Are The Elliot Rodger Killings A Product Of Misogyny Or Mental Illness?
Elliot Rodger was a dangerous, possibly ill man growing up in a dangerous, definitely ill society. This takes no blame off his shoulders but it does place some of it on ours.
By Heidi Priebe
Mere hours after Elliot Rodger’s violent crimes hit the media, a heated debate began spiraling across internet: Did he kill under the influence of a society who oppresses and degrades women, or did he kill under the influence of a mental illness?
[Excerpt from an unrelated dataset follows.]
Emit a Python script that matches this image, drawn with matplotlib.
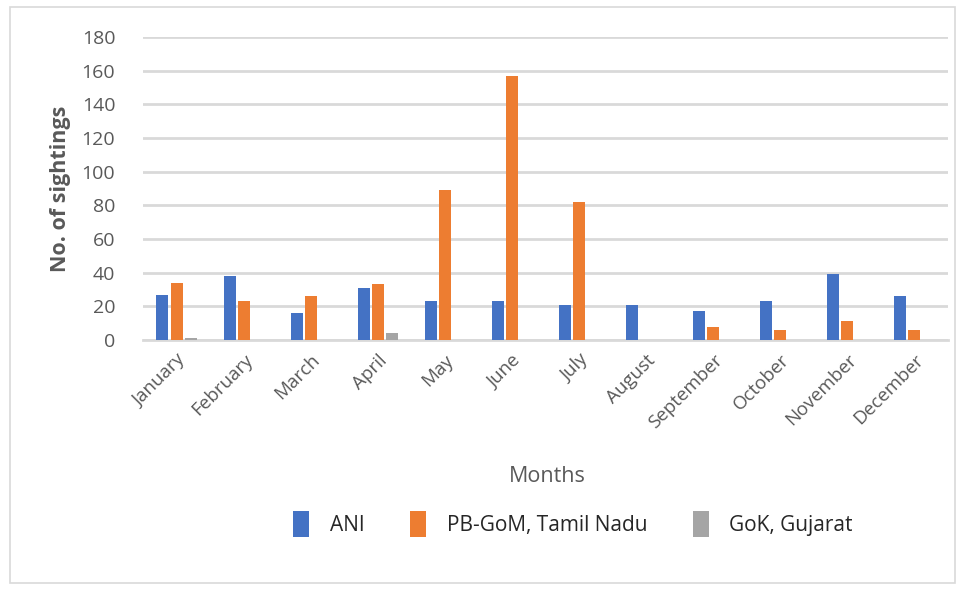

I am not a mental health professional. I have no ability to determine whether these shootings were the consequence of a severely disturbed individual who had in some part detached from reality. But here’s what I do know: Elliot did not embrace his ideologies in a vacuum. He maintained an active presence on web forums, youtube channels and social media outlets. His misogynistic ideologies were fed and encouraged every step of the way. His thoughts did not exist in a vacuum. His mind did not exist in a vacuum. And if he were indeed suffering from a severe mental illness, that illness didn’t exist in a vacuum either. Whether or not Rodger had partially detached from reality, reality had no in no way detached from Rodger.
Elliot Rodger was a dangerous, possibly ill man growing up in a dangerous, definitely ill society. This takes no blame off his shoulders but it does place some of it on ours. We ourselves have detached in so many places from the struggles and prejudices that all women face. We accept the way that women are portrayed in television, movies, song lyrics, web forums and pornography. We encourage women to embrace these values. We suggest they be empowered by them. We tell them to behave a certain way, speak a certain way, act a certain way, and look a certain way — all before they are old enough to question it. We detach from the harmful nature of encouraging such values because we ourselves learned them before we were young enough to know any better.
Men are taught these values too. All men. Behave a certain way to attract a woman. Look a certain way, talk a certain way, and perform a careful series of actions that ensures you’ll receive something in return. It’s a business transaction without any formal contract. In the hands of a black-and-white thinker, broken contracts must be avenged.
But we are not all black and white thinkers. Could we therefore place all the blame in the hands of the avenger? Could we plea that he misunderstood the contract, violated unwritten rules and took revenge where revenge was not due? We could. We could write Elliot off as a madman and clear our own consciences with ease. He was taught that women owe him something, but so were most men. After all, we are all victims of the crushing ideals we have been raised with since birth. Be a complacent female. Be an alpha male. We were all raised with a skewed understanding of what it means to be a human being and what rules we must follow. Still, are most of us out shooting strangers and blaming the system? No. But enough of us are that it’s a problem. And too many of us are facing that problem on smaller, yet terrifying, scale.
The misogynistic values we inherited came with consequences. Consequences like widespread prejudice, systematic barriers, shocking rape statistics, insurmountable suicide counts and brutal, increasingly frequent murders. We can excuse ourselves from the blame when it comes to these issues, or we can choose to make a change. We are all victims of a twisted society but we’re also the product of it. We are the next generation of it. We cannot change the mental state of every ill individual but the crippling expectations we place on women and men to behave a certain way are things we are both aware of and able to change.
And it starts with questioning. Questioning the things you have been raised to believe in. Questioning why feminists make you angry. Why degrading pornography makes you horny. Why your first response to a prejudiced system is to deny that you’ve had any part in it. Why news reports about murder in the name of misogyny fills you with sadness but not shock. Why you think that we can’t make a difference. Why you think that we don’t need to.
My plea to each and every one of us in the wake of the recent tragedy is not to examine the ways in which Elliot Rodger’s thinking was impaired, but to examine the ways in which your own thoughts have been compromised. Examine the ideals you have accepted without asking why. Examine the social contracts you follow and expect to be rewarded for. Examine the ways in which you could make a change, and whether or not you are brave enough to make it. Brave enough to stand up for the right ideals instead of explaining away the wrong ones.
In the words of Jiddu Krishnamurti, “It is no measure of health to be well adjusted to a profoundly sick society.” Let’s start waking up to the ways in which we are feeding into a society of warped, misogynistic attitudes. And then let’s work towards forming a new understanding of it — the way Elliot Rodger didn’t.